On peut bien entendu ajouter à cela l’ambiance familiale avec un mari dont tout indique que non seulement il est actif en matière de lutte contre l’antisémitisme, mais qu’il exprime envers Israël les sentiments positifs qui sont ceux de la grande majorité des Juifs de ce monde.

Tout cela ne préjuge pas de l’avenir. Les complexités géopolitiques, les modes intellectuelles, et surtout les réactions émotionnelles sont utilisées aujourd’hui avec habileté par les ennemis d’Israël et même un chef d’État surinformé peut y être sensible. Par ailleurs, la conception de l’avenir, des compromis à effectuer et des risques à prendre pour avancer vers une coexistence pacifique n’a jamais fait consensus en Israël même. On peut parier que Ben Gvir ne serait pas l’interlocuteur rêvé de Kamala Harris…

Enfin, la menace iranienne existentielle pour Israël est plus lointaine pour Washington et il n’y manque pas de diplomates qui n’attendent qu’un signal pour reprendre du service et chercher à apaiser les mollahs. Il n’en reste pas moins que dans son discours de Chicago, Kamala Harris a dit que pour défendre les intérêts des USA, elle n’hésiterait pas à décider de toute action nécessaire, quelle qu’elle soit, contre l’Iran et les terroristes soutenus par l’Iran.

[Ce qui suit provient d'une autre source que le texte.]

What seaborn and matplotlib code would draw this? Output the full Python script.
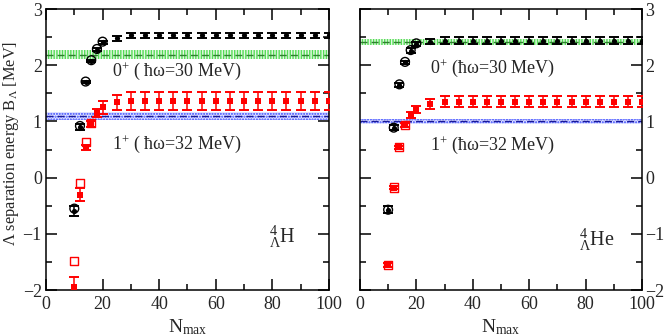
import numpy as np
import pandas as pd
import seaborn as sns
import matplotlib
matplotlib.use("Agg")
import matplotlib.pyplot as plt

# ---------------- data ----------------
nmax = [10, 12, 14, 16, 18, 20, 25, 30, 35, 40, 45, 50, 55, 60, 65, 70, 75, 80, 85, 90, 95, 100]

# 4_Lambda H
h_0p = [-0.60, 0.90, 1.70, 2.08, 2.28, 2.41, 2.48, 2.53, 2.53, 2.53, 2.53, 2.53, 2.53, 2.53, 2.53,
        2.53, 2.53, 2.53, 2.53, 2.53, 2.53, 2.53]
h_0p_err = [0.09, 0.05, 0.02, 0.02, 0.03, 0.03, 0.04, 0.04, 0.04, 0.04, 0.04, 0.04, 0.04, 0.04,
            0.04, 0.04, 0.04, 0.04, 0.04, 0.04, 0.04, 0.04]
h_1p = [-1.94, -0.30, 0.54, 0.95, 1.15, 1.25, 1.34, 1.37, 1.37, 1.37, 1.37, 1.37, 1.37, 1.37, 1.37,
        1.37, 1.37, 1.37, 1.37, 1.37, 1.37, 1.37]
h_1p_err = [0.17, 0.12, 0.05, 0.05, 0.07, 0.11, 0.13, 0.16, 0.16, 0.16, 0.16, 0.16, 0.16, 0.16,
            0.16, 0.16, 0.16, 0.16, 0.16, 0.16, 0.16, 0.16]
h_open_n_0p = [10, 12, 14, 16, 18, 20]
h_open_0p = [-0.55, 0.92, 1.71, 2.09, 2.29, 2.42]
h_open_n_1p = [10, 12, 14, 16]
h_open_1p = [-1.49, -0.09, 0.63, 0.97]
h_band_0p = (2.19, 0.08)
h_band_1p = (1.10, 0.075)

# 4_Lambda He
he_0p = [-0.57, 0.89, 1.65, 2.05, 2.26, 2.38, 2.42, 2.44, 2.44, 2.44, 2.44, 2.44, 2.44, 2.44, 2.44,
         2.44, 2.44, 2.44, 2.44, 2.44, 2.44, 2.44]
he_0p_err = [0.06, 0.05, 0.03, 0.03, 0.04, 0.04, 0.05, 0.07, 0.07, 0.07, 0.07, 0.07, 0.07, 0.07,
             0.07, 0.07, 0.07, 0.07, 0.07, 0.07, 0.07, 0.07]
he_1p = [-1.55, -0.175, 0.54, 0.94, 1.11, 1.21, 1.31, 1.35, 1.35, 1.35, 1.35, 1.35, 1.35, 1.35,
         1.35, 1.35, 1.35, 1.35, 1.35, 1.35, 1.35, 1.35]
he_1p_err = [0.03, 0.03, 0.03, 0.04, 0.05, 0.06, 0.09, 0.10, 0.10, 0.10, 0.10, 0.10, 0.10, 0.10,
             0.10, 0.10, 0.10, 0.10, 0.10, 0.10, 0.10, 0.10]
he_open_n_0p = [10, 12, 14, 16, 18, 20]
he_open_0p = [-0.57, 0.89, 1.66, 2.06, 2.27, 2.39]
he_open_n_1p = [10, 12, 14, 16]
he_open_1p = [-1.55, -0.175, 0.55, 0.94]
he_band_0p = (2.41, 0.05)
he_band_1p = (1.00, 0.05)

x_ticks = [0, 20, 40, 60, 80, 100]
y_ticks = [-2, -1, 0, 1, 2, 3]

# ---------------- style ----------------
sns.set_theme(style="ticks")
plt.rcParams["font.family"] = ["Liberation Serif", "DejaVu Serif"]
plt.rcParams["mathtext.fontset"] = "custom"
plt.rcParams["mathtext.rm"] = "Liberation Serif"
plt.rcParams["mathtext.it"] = "Liberation Serif:italic"
plt.rcParams["hatch.linewidth"] = 1.0

fig = plt.figure(figsize=(6.64, 3.35), dpi=100)
axL = fig.add_axes([0.0693, 0.134, 0.426, 0.839])
axR = fig.add_axes([0.542, 0.134, 0.425, 0.839])


def draw_panel(ax, d0, e0, d1, e1, on0, o0, on1, o1, b0, b1):
    # bands
    for (c, h), fc, bg, lc, hatch in [(b0, "#55dd55", "#e6f8e6", "#2f7f2f", "||||||"),
                                       (b1, "#3344ff", "#e4e6ff", "#1a1a99", "......")]:
        ax.fill_between([0, 100], c - h, c + h, facecolor=bg, edgecolor=fc,
                        hatch=hatch, linewidth=0, zorder=1)
        ax.axhline(c, color=lc, ls=(0, (5, 3)), lw=1.0, zorder=2)

    df0 = pd.DataFrame({"N": nmax, "B": d0, "err": e0})
    df1 = pd.DataFrame({"N": nmax, "B": d1, "err": e1})
    ax.errorbar(df1["N"], df1["B"], yerr=df1["err"], fmt="none", ecolor="red",
                elinewidth=1.1, capsize=3.8, capthick=1.4, zorder=3)
    ax.errorbar(df0["N"], df0["B"], yerr=df0["err"], fmt="none", ecolor="black",
                elinewidth=1.1, capsize=3.8, capthick=1.4, zorder=3)
    sns.scatterplot(data=df1, x="N", y="B", marker="s", s=13, color="red",
                    edgecolor="red", linewidth=0, ax=ax, zorder=4)
    sns.scatterplot(data=df0, x="N", y="B", marker="o", s=14, color="black",
                    edgecolor="black", linewidth=0, ax=ax, zorder=4)
    sns.scatterplot(x=on1, y=o1, marker="s", s=34, facecolor="none",
                    edgecolor="red", linewidth=1.0, ax=ax, zorder=5)
    sns.scatterplot(x=on0, y=o0, marker="o", s=40, facecolor="none",
                    edgecolor="black", linewidth=1.0, ax=ax, zorder=5)

    ax.set_xlim(0, 100)
    ax.set_ylim(-2, 3)
    ax.set_xticks(x_ticks)
    ax.set_yticks(y_ticks)
    ax.set_xticks(np.arange(10, 100, 20), minor=True)
    ax.set_yticks(np.arange(-1.5, 3, 1.0), minor=True)
    ax.tick_params(which="both", direction="in", top=True, right=True, width=1.1,
                   color="black", labelsize=13)
    ax.tick_params(which="major", length=8)
    ax.tick_params(which="minor", length=4.5)
    ax.tick_params(axis="x", pad=4)
    ax.tick_params(axis="y", pad=3)
    for sp in ax.spines.values():
        sp.set_visible(True)
        sp.set_linewidth(1.1)
        sp.set_color("black")
    ax.set_ylabel("")
    ax.set_xlabel(r"N$_{\rm max}$", fontsize=14, labelpad=3)


draw_panel(axL, h_0p, h_0p_err, h_1p, h_1p_err, h_open_n_0p, h_open_0p,
           h_open_n_1p, h_open_1p, h_band_0p, h_band_1p)
draw_panel(axR, he_0p, he_0p_err, he_1p, he_1p_err, he_open_n_0p, he_open_0p,
           he_open_n_1p, he_open_1p, he_band_0p, he_band_1p)

axR.yaxis.tick_right()
axR.tick_params(axis="y", which="both", left=True, right=True, labelleft=False,
                labelright=True, pad=2.5)

# texts
axL.text(23.3, 1.89, "0$^{+}$ ( ħω=30 MeV)", fontsize=13, va="center", ha="left")
axL.text(23.3, 0.60, "1$^{+}$ ( ħω=32 MeV)", fontsize=13, va="center", ha="left")
axR.text(24.8, 1.95, "0$^{+}$ (ħω=30 MeV)", fontsize=13, va="center", ha="left")
axR.text(24.8, 0.585, "1$^{+}$ (ħω=32 MeV)", fontsize=13, va="center", ha="left")
axL.text(79, -1.05, r"${}^{4}_{\Lambda}$H", fontsize=14.5, va="center", ha="left")
axR.text(77.5, -1.1, r"${}^{4}_{\Lambda}$He", fontsize=14.5, va="center", ha="left")

fig.text(0.017, 0.573, r"Λ separation energy B$_{\Lambda}$ [MeV]", rotation=90,
         fontsize=11.8, va="center", ha="center")

fig.savefig("out.png", dpi=100)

Certains présentent de façon très sombre les conséquences d’une présidence de Kamala Harris en ce qui concerne l’avenir d’Israël et considèrent que ceux qui la soutiennent sont des naïfs inguérissables. Pour ceux qui pensent que les relations entre Israël et les Etats Unis sont trop importantes pour dépendre des foucades d’un président narcissique et lunatique, sa candidature donne tout de même aujourd’hui matière à soulagement.